Car la vie de plaisir ne se trouve point dans d'incessants banquets et fêtes, ni dans la
fréquentation de jeunes garçons et de femmes, ni dans la saveur des poissons et des autres plats qui ornent
les tables magnifiques, elle est dans la tempérance, lorsqu'on poursuit avec vigilance un raisonnement,
cherchant les causes pour le choix et le refus, délaissant l'opinion, qui avant tout fait désordre dans l'âme.
"
ÉPICURE.
La portée de ce texte est considérable, d'abord parce qu'il remet en question les opinions reçues sur l'épicurisme.

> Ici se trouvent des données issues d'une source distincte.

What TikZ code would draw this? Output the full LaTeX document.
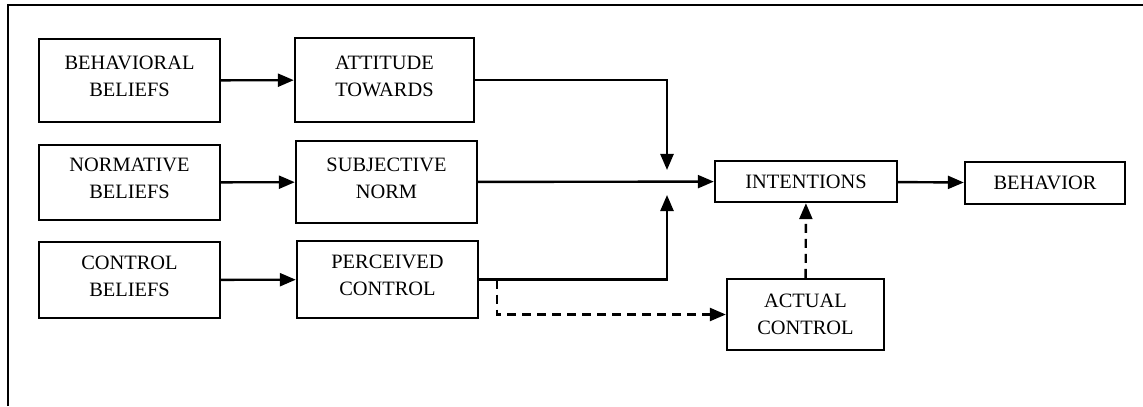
\documentclass[tikz,border=0pt]{standalone}
\usepackage{fontspec}
\setmainfont{Liberation Serif}
\usetikzlibrary{arrows.meta}

\begin{document}
\begin{tikzpicture}[x=0.5pt, y=-0.5pt,
        box/.style={draw, line width=1.2pt, align=center, inner sep=0pt,
            font=\fontsize{10.2}{13.5}\selectfont},
        upbox/.style={box, text depth=4pt},
        arr/.style={line width=1.2pt, -{Triangle[length=8pt, width=6.5pt]}},
        dashline/.style={dash pattern=on 4.5pt off 3pt}]
    \useasboundingbox (0, 0) rectangle (1143, 406);
    % frame, only the left and top edges show
    \draw [line width=1.2pt] (8, 406) -- (8, 5) -- (1143, 5);

    % beliefs
    \node [upbox, minimum width=90.5pt, minimum height=41.5pt] (bb) at (129.5, 80.5) {BEHAVIORAL\\BELIEFS};
    \node [upbox, minimum width=90.5pt, minimum height=37.5pt] (nb) at (129.5, 182.5) {NORMATIVE\\BELIEFS};
    \node [upbox, minimum width=90.5pt, minimum height=38pt] (cb) at (129.5, 280) {CONTROL\\BELIEFS};

    % attitude, norm, perceived control
    \node [upbox, minimum width=89.5pt, minimum height=42pt] (att) at (384.5, 80) {ATTITUDE\\TOWARDS};
    \node [upbox, minimum width=90.5pt, minimum height=41pt] (sn) at (386.5, 182) {SUBJECTIVE\\NORM};
    \node [upbox, minimum width=90.5pt, minimum height=38.5pt] (pc) at (387.5, 279.5) {PERCEIVED\\CONTROL};

    \node [box, minimum width=91pt, minimum height=20.5pt] (int) at (806, 181.5) {INTENTIONS};
    \node [box, minimum width=80pt, minimum height=21pt] (beh) at (1045, 183) {BEHAVIOR};
    \node [box, minimum width=78.5pt, minimum height=35.5pt] (ac) at (805.5, 314.5) {ACTUAL\\CONTROL};

    \coordinate (jt) at (667, 170);
    \coordinate (jb) at (667, 195);
    \coordinate (split) at (497, 279.5);

    \draw [arr] (bb) -- (att);
    \draw [arr] (nb) -- (sn);
    \draw [arr] (cb) -- (pc);
    \draw [arr] (att.east) -| (jt);
    \draw [arr] (sn) -- (int);
    \draw [arr] (pc.east) -| (jb);
    \draw [arr] (int) -- (beh);
    \draw [arr, dashline] (split) |- (ac);
    \draw [arr, dashline] (ac) -- (int);
\end{tikzpicture}
\end{document}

Pour rappeler ces dernières, vous pouvez vous référer, par exemple, à la description que Sganarelle fait de son maître
Dom Juan, dans la pièce de Molière.
Il le qualifie de « pourceau d'Épicure ».
Les raisonnements d'Épicure offrent ici un
saisissant contraste avec l'idée reçue selon laquelle l'épicurisme est la « philosophie des débauchés ».
Votre commentaire doit mettre l'accent sur le caractère presque ascétique du bonheur épicurien.
La conception
épicurienne du plaisir est en grande partie négative.
En effet, le plaisir n'est pas défini comme une jouissance, mais
comme une « absence de douleur dans le corps et de trouble dans l'âme» (ligne 14).
Loin de prôner le rejet de toute
norme morale qui entraverait la réalisation de chacun de nos caprices, Épicure propose une éthique de l'usage raisonné
du plaisir.
Pour montrer les limites d'une telle thèse, vous pouvez, en vous appuyant sur les analyses de Platon ou de Kant,
soutenir que l'idée de plaisir est radicalement étrangère à la véritable moralité, et lui est même souvent opposée.
En
effet, rechercher le plaisir, c'est obéir à un intérêt.
On bannit de la sorte le désintéressement qui caractérise, selon
eux, la conduite moralement bonne.
ANALYSE ET PROBLEMATISATION DU SUJET.
§ Ce texte est tiré de la Lettre à Ménécée d’Epicure, et traite du désir et du bonheur, définit ici comme
plaisir mais comme un plaisir tout particulier.
C’est à une redéfinition du plaisir que nous avons affaire
dans ce texte, et cette définition passe par une définition du désir.
§ Le bonheur semble de prime abord pourtant distinct du plaisir et donc du désir qui en est le moteur, au
sens où la satisfaction de tous nos désirs semble un plaisir illusoire.
Mais alors le bonheur serait-il
l’absence même de désir ? Faut-il se déprendre de tout désir, de toute satisfaction, donc de toute
sensibilité pour pouvoir être heureux ? Le bonheur est-il alors un état supérieur à celui de l’homme, que
l’homme, sensible ne pourrait atteindre, dans la mesure où il serait trop haut pour lui ?
§ Il semble bien pourtant qu’il soit possible à l’homme d’être heureux, mais ce bonheur est-il alors le vrai
bonheur ou seulement une illusion due au désir ? Le désir serait-il alors l’autre du bonheur, cette illusion
de bonheur dont les hommes se contentent « faute de mieux » et afin de satisfaire à un plaisir
immédiat ? Le bonheur serait alors conditionné non pas par les désirs, et à fortiori par la satisfaction de.